A dead sperm well exploded in a shower of guts and effluvia as a man attempted a seaside autopsy this week.
The whale explosion occured on the Faroe Islands between Iceland and the United Kingdom. A 45-foot (14 meter) sperm whale, dead of natural causes, had washed up on the beach when locals decided to cut the creature open to use its skeleton in a museum display, according to Metro.co.uk. A video (above) posted by The Guardian newspaper shows the messy results.
Whale explosions are disgusting but far from unheard-of. As bacteria inside the whale gut eat away at the dead animal's flesh, they produce gases that can build up inside the corpse. A puncture, such as the one created by the poor Faroe Island marine biologist, can release these gases in a rather abrupt eruption. In 2004, researchers in Tainan, Taiwan, experienced the grossness firsthand while trying to transport a whale carcass from a beach to a laboratory. The resulting whale explosion took 13 hours to clean up.

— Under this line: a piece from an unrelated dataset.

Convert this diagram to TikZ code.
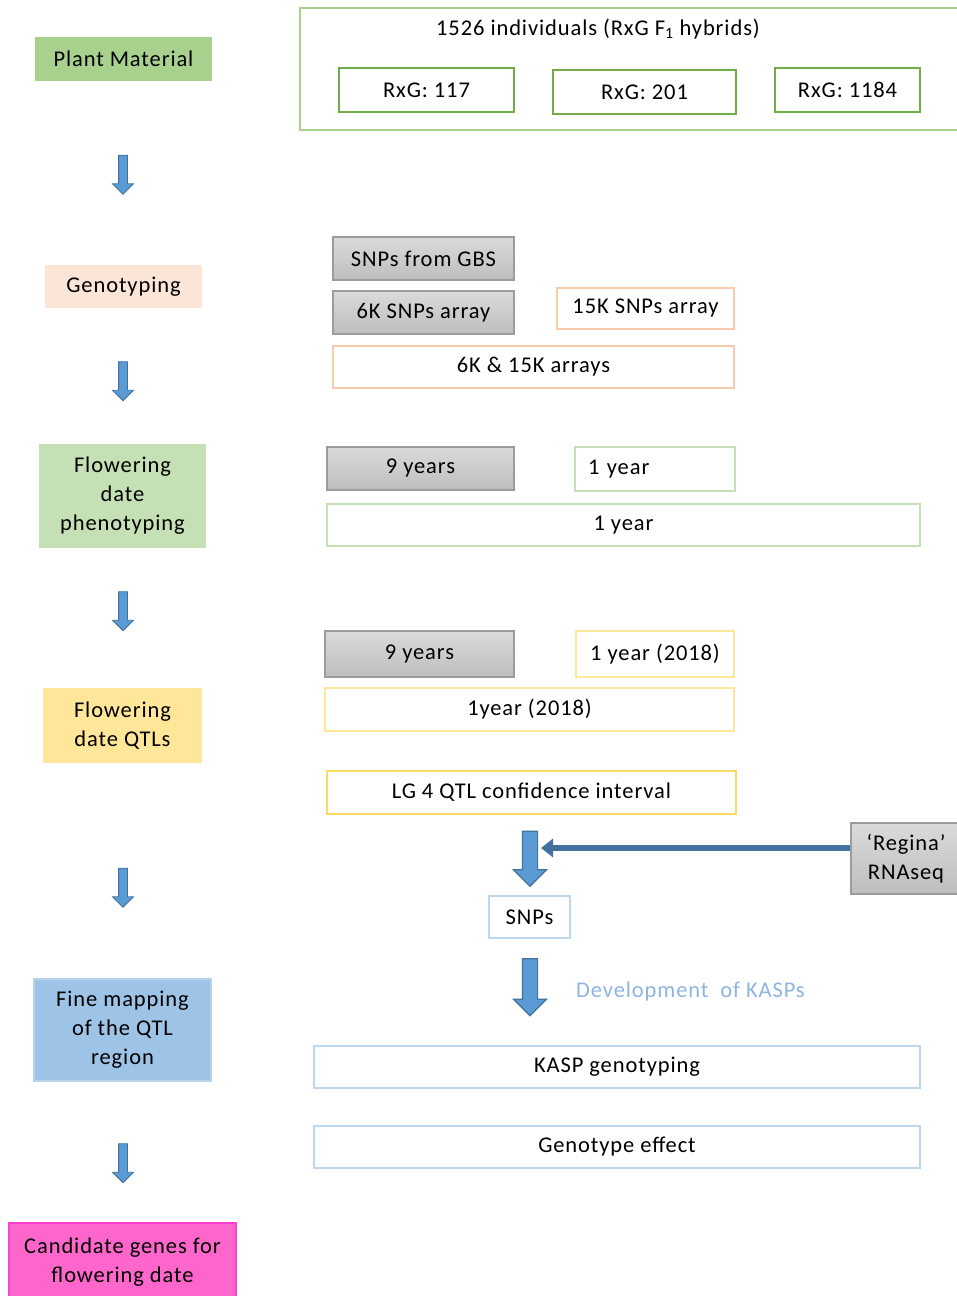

An even more impressive — and less natural — whale explosion occurred in Florence, Ore., in 1970. The Oregon Highway Division decided to use half a ton of dynamite to blow up a beached, decomposing whale carcass. The idea was that the smaller pieces of whale would be quickly devoured by birds. Unfortunately, the force of the dynamite sent massive chunks of whale blubber flying, flattening cars and forcing crowds to flee.